The golden arches are going green. McDonald’s has opened its first-ever “net-zero” restaurant in Market Drayton, in the UK.
Powered by a combination of renewable energy and built using natural or recycled materials, the restaurant’s design claims to meet net-zero standards for both construction and operations.
Put simply, net-zero means the balance between the amount of carbon dioxide an action emits and the amount removed from the atmosphere.
“The challenge of decarbonising the construction industry is a complex one, but McDonald’s commitment to building the first restaurant in the UK in line with UKGBC’s net-zero carbon buildings framework is a critical first step,” said Simon McWhirter, director of communications, policy and places, UKGBC.
The restaurant is powered by two on-site wind turbines and 92sqm of solar panels, producing 60,000 kw/h of energy per year, while the restaurant’s interiors are insulated with natural wool, and the cladding is crafted from recycled household goods and IT equipment.
In the car park, signs are made from used coffee beans, and more than 1000 kerbstones are made from recycled plastic bottles – which the restaurant claims to reduce carbon emissions by 25kg per kerb versus conventional concrete.
Recycled tires are repurposed as drive-thru lanes, producing less carbon dioxide than tarmac, which is a cement-gravel mix, and helps reduce water from going down the drain as the material is more absorbent.
In addition, local school children have designed a biodiversity garden and nature trail behind the restaurant.
The restaurant has, however, shared that consumption-based emissions related to its beef-heavy menu have not been taken into account, meaning it is not fully net-zero, reports Dezeen.
The building was designed by Hertfordshire studio Scurr Architects, while Manchester-based AEW Architects oversaw construction.
According to the restaurant, despite its green innovations, the site has been “deliberately designed to retain the familiar McDonald’s look and feel”. It plans to use the design as a “blueprint” for McDonald’s new builds around the UK from 2022, with some sustainable measures already being implemented at other outlets.
The fast-food giant said that the net-zero restaurant is only the beginning of its broader commitment to the environment.

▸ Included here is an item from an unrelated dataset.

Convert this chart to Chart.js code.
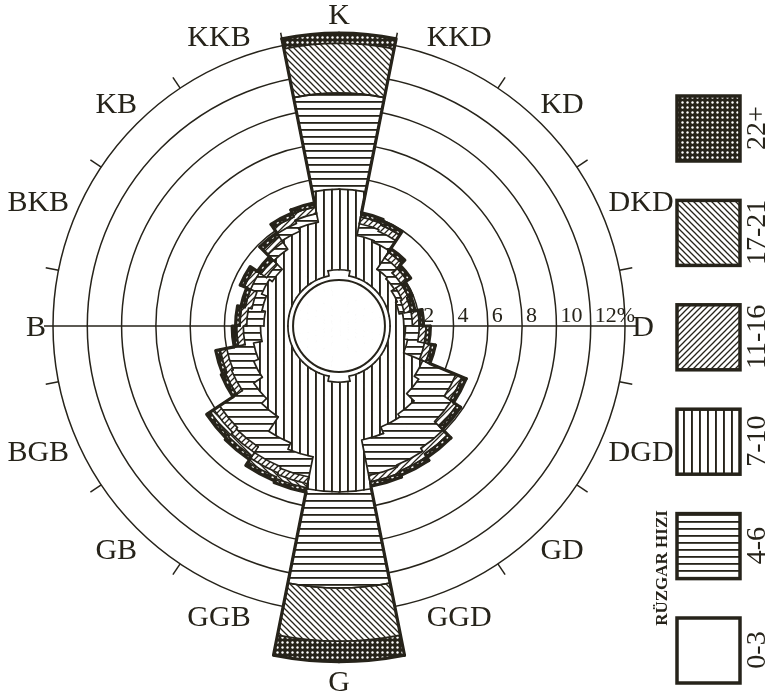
<!DOCTYPE html>
<html>
<head>
<meta charset="utf-8">
<script src="https://cdn.jsdelivr.net/npm/chart.js@4.4.1/dist/chart.umd.min.js"></script>
<style>
  html, body { margin: 0; padding: 0; background: #fff; }
  #wrap { width: 770px; height: 698px; }
</style>
</head>
<body>
<div id="wrap"><canvas id="windRose" width="770" height="698"></canvas></div>
<script>
// 32 sectors of 11.25 deg, clockwise from north (K)
const sectors = ['0', '11.25', '22.5', '33.75', '45', '56.25', '67.5', '78.75',
  '90', '101.25', '112.5', '123.75', '135', '146.25', '157.5', '168.75',
  '180', '191.25', '202.5', '213.75', '225', '236.25', '247.5', '258.75',
  '270', '281.25', '292.5', '303.75', '315', '326.25', '337.5', '348.75'];
const directions = ['K', 'KKD', 'KD', 'DKD', 'D', 'DGD', 'GD', 'GGD',
  'G', 'GGB', 'GB', 'BGB', 'B', 'BKB', 'KB', 'KKB'];
const ringValues = [0, 2, 4, 6, 8, 10, 12, 14];
const ringLabels = ['2', '4', '6', '8', '10', '12%'];
const speedClasses = ['22+', '17-21', '11-16', '7-10', '4-6', '0-3'];

// frequency (%) per sector for each wind speed class
const speed0_3 = [0.6, 0.3, 0.3, 0.3, 0.3, 0.3, 0.3, 0.3, 0.3, 0.3, 0.3, 0.3, 0.3, 0.3, 0.3, 0.6,
  0.6, 0.3, 0.3, 0.3, 0.3, 0.3, 0.3, 0.3, 0.3, 0.3, 0.3, 0.3, 0.3, 0.3, 0.3, 0.6];
const speed7_10 = [4.7, 2.4, 2.3, 1.0, 0.9, 0.7, 0.6, 0.8, 0.9, 1.1, 2.3, 2.6, 3.2, 3.4, 3.8, 6.4,
  6.4, 4.8, 4.4, 3.4, 3.0, 2.4, 2.1, 1.6, 1.4, 1.6, 1.9, 1.7, 2.4, 3.0, 3.2, 4.7];
const speed4_6 = [5.6, 0.7, 0.7, 0.8, 0.5, 0.3, 0.3, 0.5, 0.8, 1.0, 2.1, 2.3, 2.4, 2.4, 2.1, 5.6,
  5.6, 1.2, 1.5, 2.1, 2.4, 1.4, 1.6, 1.0, 1.0, 0.6, 0.7, 0.4, 0.5, 0.5, 0.5, 5.6];
const speed11_16 = [0, 0.4, 0.4, 0.4, 0.4, 0.4, 0.4, 0.4, 0.4, 0.4, 0.4, 0.4, 0.4, 0.4, 0.4, 0,
  0, 0.4, 0.4, 0.4, 0.4, 0.4, 0.4, 0.4, 0.4, 0.4, 0.4, 0.4, 0.4, 0.4, 0.4, 0];
const speed17_21 = [2.9, 0, 0, 0, 0, 0, 0, 0, 0, 0, 0, 0, 0, 0, 0, 3.1,
  3.1, 0.25, 0.25, 0.25, 0.25, 0, 0, 0, 0, 0, 0, 0, 0, 0, 0, 2.9];
const speed22p = [0.6, 0.25, 0.25, 0.25, 0.25, 0.25, 0.25, 0.25, 0.25, 0.25, 0.25, 0.25, 0.25, 0.25, 0.25, 1.2,
  1.2, 0.25, 0.25, 0.25, 0.25, 0.25, 0.25, 0.25, 0.25, 0.25, 0.25, 0.25, 0.25, 0.25, 0.25, 0.6];

const ink = '#26231a';
const serif = '"Liberation Serif", "Times New Roman", serif';
const canvas = document.getElementById('windRose');
const ctx0 = canvas.getContext('2d');

function makePattern(kind) {
  const s = kind === 'dots' ? 5 : kind === 'v' ? 8 : kind === 'h' ? 7 : 6;
  const c = document.createElement('canvas');
  c.width = s; c.height = s;
  const g = c.getContext('2d');
  g.fillStyle = kind === 'dots' ? ink : '#fff';
  g.fillRect(0, 0, s, s);
  g.fillStyle = ink;
  g.strokeStyle = ink;
  g.lineWidth = 1.3;
  if (kind === 'v') g.fillRect(3, 0, 1.9, s);
  if (kind === 'h') g.fillRect(0, 3, s, 1.8);
  if (kind === 'fwd') {
    g.beginPath();
    g.moveTo(0, s); g.lineTo(s, 0);
    g.moveTo(-1, 1); g.lineTo(1, -1);
    g.moveTo(s - 1, s + 1); g.lineTo(s + 1, s - 1);
    g.stroke();
  }
  if (kind === 'back') {
    g.beginPath();
    g.moveTo(0, 0); g.lineTo(s, s);
    g.moveTo(-1, s - 1); g.lineTo(1, s + 1);
    g.moveTo(s - 1, -1); g.lineTo(s + 1, 1);
    g.stroke();
  }
  if (kind === 'dots') {
    g.fillStyle = '#fff';
    g.beginPath();
    g.arc(s / 2, s / 2, 1.2, 0, Math.PI * 2);
    g.fill();
  }
  return ctx0.createPattern(c, 'repeat');
}

const fills = {
  '0-3': '#ffffff',
  '4-6': makePattern('h'),
  '7-10': makePattern('v'),
  '11-16': makePattern('fwd'),
  '17-21': makePattern('back'),
  '22+': makePattern('dots')
};

// drawn order from the centre outwards (as in the drawing)
const stack = [['0-3', speed0_3], ['7-10', speed7_10], ['4-6', speed4_6],
  ['11-16', speed11_16], ['17-21', speed17_21], ['22+', speed22p]];

let running = sectors.map(() => 0);
const datasets = stack.map(([name, vals]) => {
  running = running.map((t, i) => t + vals[i]);
  return {
    label: name,
    data: running.slice(),
    backgroundColor: fills[name],
    borderColor: fills[name],
    borderWidth: 1,
    clip: false
  };
});

// distance along a direction so that the label box sits just outside radius r0
function labelDistance(sn, cs, w, h, r0) {
  let d = r0;
  for (; d < r0 + 80; d += 0.5) {
    const x = d * sn - Math.sign(sn) * w / 2;
    const y = d * cs - Math.sign(cs) * h / 2;
    if (Math.hypot(x, y) >= r0) break;
  }
  return d;
}

const roseDecor = {
  id: 'roseDecor',
  beforeDatasetsDraw(chart) {
    const s = chart.scales.r, ctx = chart.ctx;
    const cx = s.xCenter, cy = s.yCenter, R = s.drawingArea;
    ctx.save();
    ctx.strokeStyle = ink;
    ctx.lineWidth = 1.5;
    ctx.beginPath();
    ctx.moveTo(cx - R - 9, cy);
    ctx.lineTo(cx + R + 12, cy);
    ctx.stroke();
    for (let k = 0; k < 16; k++) {
      const a = (11.25 + 22.5 * k) * Math.PI / 180;
      ctx.beginPath();
      ctx.moveTo(cx + R * Math.sin(a), cy - R * Math.cos(a));
      ctx.lineTo(cx + (R + 13) * Math.sin(a), cy - (R + 13) * Math.cos(a));
      ctx.stroke();
    }
    ctx.restore();
  },
  afterDatasetsDraw(chart) {
    const s = chart.scales.r, ctx = chart.ctx;
    const cx = s.xCenter, cy = s.yCenter, R = s.drawingArea;
    const n = chart.data.datasets.length;
    ctx.save();
    ctx.strokeStyle = ink;
    ctx.lineCap = 'round';
    // band outlines with steps between sectors
    chart.data.datasets.forEach((ds, di) => {
      const arcs = chart.getDatasetMeta(di).data;
      ctx.lineWidth = di === n - 1 ? 3.2 : 1.7;
      arcs.forEach((a, i) => {
        const b = arcs[(i + 1) % arcs.length];
        const r1 = Math.min(a.outerRadius, b.outerRadius);
        const r2 = Math.max(a.outerRadius, b.outerRadius);
        ctx.beginPath();
        ctx.arc(a.x, a.y, a.outerRadius, a.startAngle, a.endAngle);
        ctx.moveTo(a.x + r1 * Math.cos(a.endAngle), a.y + r1 * Math.sin(a.endAngle));
        ctx.lineTo(a.x + r2 * Math.cos(a.endAngle), a.y + r2 * Math.sin(a.endAngle));
        ctx.stroke();
      });
    });
    // calm circle
    ctx.lineWidth = 2;
    ctx.beginPath();
    ctx.arc(cx, cy, s.getDistanceFromCenterForValue(0), 0, Math.PI * 2);
    ctx.stroke();

    // ring labels along the D axis
    ctx.fillStyle = ink;
    ctx.font = '22px ' + serif;
    ctx.textAlign = 'left';
    ctx.textBaseline = 'alphabetic';
    ringLabels.forEach((t, i) => {
      const r = s.getDistanceFromCenterForValue(ringValues[i + 1]);
      ctx.fillText(t, cx + r + 4, cy - 4);
    });

    // direction labels
    const outer = chart.getDatasetMeta(n - 1).data;
    ctx.font = '30px ' + serif;
    ctx.textAlign = 'center';
    directions.forEach((d, i) => {
      const deg = i * 22.5, a = deg * Math.PI / 180;
      const k = Math.round(deg / 11.25) % 32;
      const barR = Math.max(outer[k].outerRadius, outer[(k + 31) % 32].outerRadius);
      const base = Math.max(R, barR + 2) + 7;
      const w = ctx.measureText(d).width, h = 20;
      const sn = Math.sin(a), cs = Math.cos(a);
      const dist = labelDistance(sn, cs, w, h, base);
      ctx.fillText(d, cx + dist * sn, cy - dist * cs + h / 2);
    });

    // legend
    speedClasses.forEach((name, i) => {
      const top = 96 + i * 104.4;
      ctx.fillStyle = fills[name];
      ctx.fillRect(677, top, 63, 65);
      ctx.lineWidth = 3.5;
      ctx.strokeRect(677, top, 63, 65);
      ctx.save();
      ctx.translate(758, top + 32);
      ctx.rotate(-Math.PI / 2);
      ctx.fillStyle = ink;
      ctx.font = '28px ' + serif;
      ctx.textAlign = 'center';
      ctx.textBaseline = 'middle';
      ctx.fillText(name, 0, 0);
      ctx.restore();
    });
    ctx.save();
    ctx.translate(663, 568);
    ctx.rotate(-Math.PI / 2);
    ctx.fillStyle = ink;
    ctx.font = 'bold 17px ' + serif;
    ctx.textAlign = 'center';
    ctx.textBaseline = 'middle';
    ctx.fillText('RÜZGAR HIZI', 0, 0);
    ctx.restore();
    ctx.restore();
  }
};

new Chart(canvas, {
  type: 'polarArea',
  data: { labels: sectors, datasets: datasets },
  options: {
    responsive: false,
    animation: false,
    devicePixelRatio: 1,
    layout: { padding: { left: 53, right: 145, top: 40, bottom: 86 } },
    plugins: { legend: { display: false }, tooltip: { enabled: false } },
    scales: {
      r: {
        min: -2.68,
        max: 14,
        startAngle: 0,
        ticks: { display: false },
        grid: { color: ink, lineWidth: 1.5, circular: true },
        angleLines: { display: false },
        pointLabels: { display: false },
        afterBuildTicks: (scale) => {
          scale.ticks = ringValues.map(v => ({ value: v }));
        }
      }
    }
  },
  plugins: [roseDecor]
});
</script>
</body>
</html>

In September, the company pledged to make its Happy Meals more sustainable and reduce its virgin plastic use by 90 per cent by 2025.
The company also aims to make all 1400 of its restaurants and offices in the UK meet net-zero emissions standards by 2030 and for its entire UK and Ireland business – including food – to follow suit by 2040.
“Market Drayton is a big step towards making that a reality, enabling us to test and put into practice what a net-zero emissions building, both in build and use, really looks like,” said Beth Hart, McDonald’s VP of supply chain and brand trust.